* [DIRECTION]: Reproduce all records exactly.

:: GIVEN ENTRIES ::

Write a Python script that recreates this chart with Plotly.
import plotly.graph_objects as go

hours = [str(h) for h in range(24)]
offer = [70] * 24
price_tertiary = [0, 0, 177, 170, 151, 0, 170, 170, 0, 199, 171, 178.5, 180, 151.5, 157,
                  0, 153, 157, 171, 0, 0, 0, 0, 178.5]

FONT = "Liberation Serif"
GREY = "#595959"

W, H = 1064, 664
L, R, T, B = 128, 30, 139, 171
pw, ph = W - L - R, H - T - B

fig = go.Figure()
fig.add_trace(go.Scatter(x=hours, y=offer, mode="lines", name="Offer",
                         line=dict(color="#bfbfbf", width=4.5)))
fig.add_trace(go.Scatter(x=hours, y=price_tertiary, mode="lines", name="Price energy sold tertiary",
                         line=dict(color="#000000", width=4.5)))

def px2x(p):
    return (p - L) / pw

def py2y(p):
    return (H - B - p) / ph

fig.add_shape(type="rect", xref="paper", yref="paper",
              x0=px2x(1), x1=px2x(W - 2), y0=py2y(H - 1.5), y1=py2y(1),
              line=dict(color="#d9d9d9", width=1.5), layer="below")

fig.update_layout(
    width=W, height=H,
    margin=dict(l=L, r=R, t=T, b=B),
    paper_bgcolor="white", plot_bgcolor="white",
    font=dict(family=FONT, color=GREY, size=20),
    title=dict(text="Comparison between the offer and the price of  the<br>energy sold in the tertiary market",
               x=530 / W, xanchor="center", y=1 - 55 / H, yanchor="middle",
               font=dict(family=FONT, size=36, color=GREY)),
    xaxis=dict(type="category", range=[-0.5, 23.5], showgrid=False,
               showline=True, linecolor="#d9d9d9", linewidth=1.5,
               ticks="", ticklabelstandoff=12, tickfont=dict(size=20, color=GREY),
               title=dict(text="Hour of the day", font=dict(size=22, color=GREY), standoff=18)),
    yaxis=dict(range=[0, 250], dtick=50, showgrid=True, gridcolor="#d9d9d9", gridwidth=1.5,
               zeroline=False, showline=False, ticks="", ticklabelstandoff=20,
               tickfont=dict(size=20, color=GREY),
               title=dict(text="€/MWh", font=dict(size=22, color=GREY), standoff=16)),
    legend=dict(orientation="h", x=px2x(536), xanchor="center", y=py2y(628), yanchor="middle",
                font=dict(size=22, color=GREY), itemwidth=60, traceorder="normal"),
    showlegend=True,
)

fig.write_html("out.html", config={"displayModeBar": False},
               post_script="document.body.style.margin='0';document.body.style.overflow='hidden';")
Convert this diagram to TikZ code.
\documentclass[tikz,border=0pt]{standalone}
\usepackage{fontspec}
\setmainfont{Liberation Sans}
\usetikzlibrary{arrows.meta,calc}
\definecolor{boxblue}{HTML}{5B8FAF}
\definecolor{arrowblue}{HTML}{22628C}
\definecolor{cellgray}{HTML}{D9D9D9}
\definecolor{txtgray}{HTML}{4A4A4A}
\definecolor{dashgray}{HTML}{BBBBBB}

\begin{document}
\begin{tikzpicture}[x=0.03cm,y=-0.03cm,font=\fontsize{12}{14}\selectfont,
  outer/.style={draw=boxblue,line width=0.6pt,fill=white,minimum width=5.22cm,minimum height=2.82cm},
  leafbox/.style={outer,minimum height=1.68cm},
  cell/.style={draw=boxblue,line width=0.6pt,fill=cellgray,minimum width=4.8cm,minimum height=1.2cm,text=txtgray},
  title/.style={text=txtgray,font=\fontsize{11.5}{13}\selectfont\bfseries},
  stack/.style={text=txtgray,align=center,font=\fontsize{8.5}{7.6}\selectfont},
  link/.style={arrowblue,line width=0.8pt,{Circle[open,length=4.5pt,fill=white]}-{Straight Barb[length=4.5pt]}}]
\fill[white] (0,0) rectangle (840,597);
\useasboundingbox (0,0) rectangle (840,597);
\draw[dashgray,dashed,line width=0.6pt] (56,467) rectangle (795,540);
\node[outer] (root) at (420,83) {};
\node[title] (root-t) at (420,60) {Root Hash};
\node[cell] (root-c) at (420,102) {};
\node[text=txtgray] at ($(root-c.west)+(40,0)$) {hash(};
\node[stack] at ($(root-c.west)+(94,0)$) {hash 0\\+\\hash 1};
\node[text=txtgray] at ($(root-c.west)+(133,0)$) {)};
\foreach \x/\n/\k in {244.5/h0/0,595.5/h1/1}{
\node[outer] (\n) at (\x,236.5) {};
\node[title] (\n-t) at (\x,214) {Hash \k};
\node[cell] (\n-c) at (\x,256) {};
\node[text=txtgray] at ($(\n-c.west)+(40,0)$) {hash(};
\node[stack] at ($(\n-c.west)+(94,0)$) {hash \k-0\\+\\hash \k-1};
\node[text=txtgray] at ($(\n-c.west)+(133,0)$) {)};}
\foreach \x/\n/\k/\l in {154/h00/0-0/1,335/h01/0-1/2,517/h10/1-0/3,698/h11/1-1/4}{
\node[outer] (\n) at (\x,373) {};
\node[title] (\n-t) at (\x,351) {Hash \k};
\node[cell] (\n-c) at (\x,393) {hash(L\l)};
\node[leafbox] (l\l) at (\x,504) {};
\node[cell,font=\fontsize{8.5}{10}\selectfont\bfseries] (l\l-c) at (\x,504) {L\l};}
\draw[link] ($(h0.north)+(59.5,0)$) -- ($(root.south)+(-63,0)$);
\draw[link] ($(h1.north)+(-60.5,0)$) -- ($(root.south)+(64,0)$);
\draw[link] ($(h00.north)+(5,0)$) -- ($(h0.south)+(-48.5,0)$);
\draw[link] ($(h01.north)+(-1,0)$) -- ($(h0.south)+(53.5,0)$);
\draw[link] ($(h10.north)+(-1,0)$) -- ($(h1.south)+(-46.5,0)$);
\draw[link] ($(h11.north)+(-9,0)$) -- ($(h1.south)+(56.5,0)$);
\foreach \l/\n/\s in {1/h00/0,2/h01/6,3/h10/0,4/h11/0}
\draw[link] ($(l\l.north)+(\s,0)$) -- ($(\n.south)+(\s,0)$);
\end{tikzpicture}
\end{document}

:::

* [TASK SOLUTION]:
Write a Python script that recreates this chart with Plotly.
import plotly.graph_objects as go

hours = [str(h) for h in range(24)]
offer = [70] * 24
price_tertiary = [0, 0, 177, 170, 151, 0, 170, 170, 0, 199, 171, 178.5, 180, 151.5, 157,
                  0, 153, 157, 171, 0, 0, 0, 0, 178.5]

FONT = "Liberation Serif"
GREY = "#595959"

W, H = 1064, 664
L, R, T, B = 128, 30, 139, 171
pw, ph = W - L - R, H - T - B

fig = go.Figure()
fig.add_trace(go.Scatter(x=hours, y=offer, mode="lines", name="Offer",
                         line=dict(color="#bfbfbf", width=4.5)))
fig.add_trace(go.Scatter(x=hours, y=price_tertiary, mode="lines", name="Price energy sold tertiary",
                         line=dict(color="#000000", width=4.5)))

def px2x(p):
    return (p - L) / pw

def py2y(p):
    return (H - B - p) / ph

fig.add_shape(type="rect", xref="paper", yref="paper",
              x0=px2x(1), x1=px2x(W - 2), y0=py2y(H - 1.5), y1=py2y(1),
              line=dict(color="#d9d9d9", width=1.5), layer="below")

fig.update_layout(
    width=W, height=H,
    margin=dict(l=L, r=R, t=T, b=B),
    paper_bgcolor="white", plot_bgcolor="white",
    font=dict(family=FONT, color=GREY, size=20),
    title=dict(text="Comparison between the offer and the price of  the<br>energy sold in the tertiary market",
               x=530 / W, xanchor="center", y=1 - 55 / H, yanchor="middle",
               font=dict(family=FONT, size=36, color=GREY)),
    xaxis=dict(type="category", range=[-0.5, 23.5], showgrid=False,
               showline=True, linecolor="#d9d9d9", linewidth=1.5,
               ticks="", ticklabelstandoff=12, tickfont=dict(size=20, color=GREY),
               title=dict(text="Hour of the day", font=dict(size=22, color=GREY), standoff=18)),
    yaxis=dict(range=[0, 250], dtick=50, showgrid=True, gridcolor="#d9d9d9", gridwidth=1.5,
               zeroline=False, showline=False, ticks="", ticklabelstandoff=20,
               tickfont=dict(size=20, color=GREY),
               title=dict(text="€/MWh", font=dict(size=22, color=GREY), standoff=16)),
    legend=dict(orientation="h", x=px2x(536), xanchor="center", y=py2y(628), yanchor="middle",
                font=dict(size=22, color=GREY), itemwidth=60, traceorder="normal"),
    showlegend=True,
)

fig.write_html("out.html", config={"displayModeBar": False},
               post_script="document.body.style.margin='0';document.body.style.overflow='hidden';")
Convert this diagram to TikZ code.
\documentclass[tikz,border=0pt]{standalone}
\usepackage{fontspec}
\setmainfont{Liberation Sans}
\usetikzlibrary{arrows.meta,calc}
\definecolor{boxblue}{HTML}{5B8FAF}
\definecolor{arrowblue}{HTML}{22628C}
\definecolor{cellgray}{HTML}{D9D9D9}
\definecolor{txtgray}{HTML}{4A4A4A}
\definecolor{dashgray}{HTML}{BBBBBB}

\begin{document}
\begin{tikzpicture}[x=0.03cm,y=-0.03cm,font=\fontsize{12}{14}\selectfont,
  outer/.style={draw=boxblue,line width=0.6pt,fill=white,minimum width=5.22cm,minimum height=2.82cm},
  leafbox/.style={outer,minimum height=1.68cm},
  cell/.style={draw=boxblue,line width=0.6pt,fill=cellgray,minimum width=4.8cm,minimum height=1.2cm,text=txtgray},
  title/.style={text=txtgray,font=\fontsize{11.5}{13}\selectfont\bfseries},
  stack/.style={text=txtgray,align=center,font=\fontsize{8.5}{7.6}\selectfont},
  link/.style={arrowblue,line width=0.8pt,{Circle[open,length=4.5pt,fill=white]}-{Straight Barb[length=4.5pt]}}]
\fill[white] (0,0) rectangle (840,597);
\useasboundingbox (0,0) rectangle (840,597);
\draw[dashgray,dashed,line width=0.6pt] (56,467) rectangle (795,540);
\node[outer] (root) at (420,83) {};
\node[title] (root-t) at (420,60) {Root Hash};
\node[cell] (root-c) at (420,102) {};
\node[text=txtgray] at ($(root-c.west)+(40,0)$) {hash(};
\node[stack] at ($(root-c.west)+(94,0)$) {hash 0\\+\\hash 1};
\node[text=txtgray] at ($(root-c.west)+(133,0)$) {)};
\foreach \x/\n/\k in {244.5/h0/0,595.5/h1/1}{
\node[outer] (\n) at (\x,236.5) {};
\node[title] (\n-t) at (\x,214) {Hash \k};
\node[cell] (\n-c) at (\x,256) {};
\node[text=txtgray] at ($(\n-c.west)+(40,0)$) {hash(};
\node[stack] at ($(\n-c.west)+(94,0)$) {hash \k-0\\+\\hash \k-1};
\node[text=txtgray] at ($(\n-c.west)+(133,0)$) {)};}
\foreach \x/\n/\k/\l in {154/h00/0-0/1,335/h01/0-1/2,517/h10/1-0/3,698/h11/1-1/4}{
\node[outer] (\n) at (\x,373) {};
\node[title] (\n-t) at (\x,351) {Hash \k};
\node[cell] (\n-c) at (\x,393) {hash(L\l)};
\node[leafbox] (l\l) at (\x,504) {};
\node[cell,font=\fontsize{8.5}{10}\selectfont\bfseries] (l\l-c) at (\x,504) {L\l};}
\draw[link] ($(h0.north)+(59.5,0)$) -- ($(root.south)+(-63,0)$);
\draw[link] ($(h1.north)+(-60.5,0)$) -- ($(root.south)+(64,0)$);
\draw[link] ($(h00.north)+(5,0)$) -- ($(h0.south)+(-48.5,0)$);
\draw[link] ($(h01.north)+(-1,0)$) -- ($(h0.south)+(53.5,0)$);
\draw[link] ($(h10.north)+(-1,0)$) -- ($(h1.south)+(-46.5,0)$);
\draw[link] ($(h11.north)+(-9,0)$) -- ($(h1.south)+(56.5,0)$);
\foreach \l/\n/\s in {1/h00/0,2/h01/6,3/h10/0,4/h11/0}
\draw[link] ($(l\l.north)+(\s,0)$) -- ($(\n.south)+(\s,0)$);
\end{tikzpicture}
\end{document}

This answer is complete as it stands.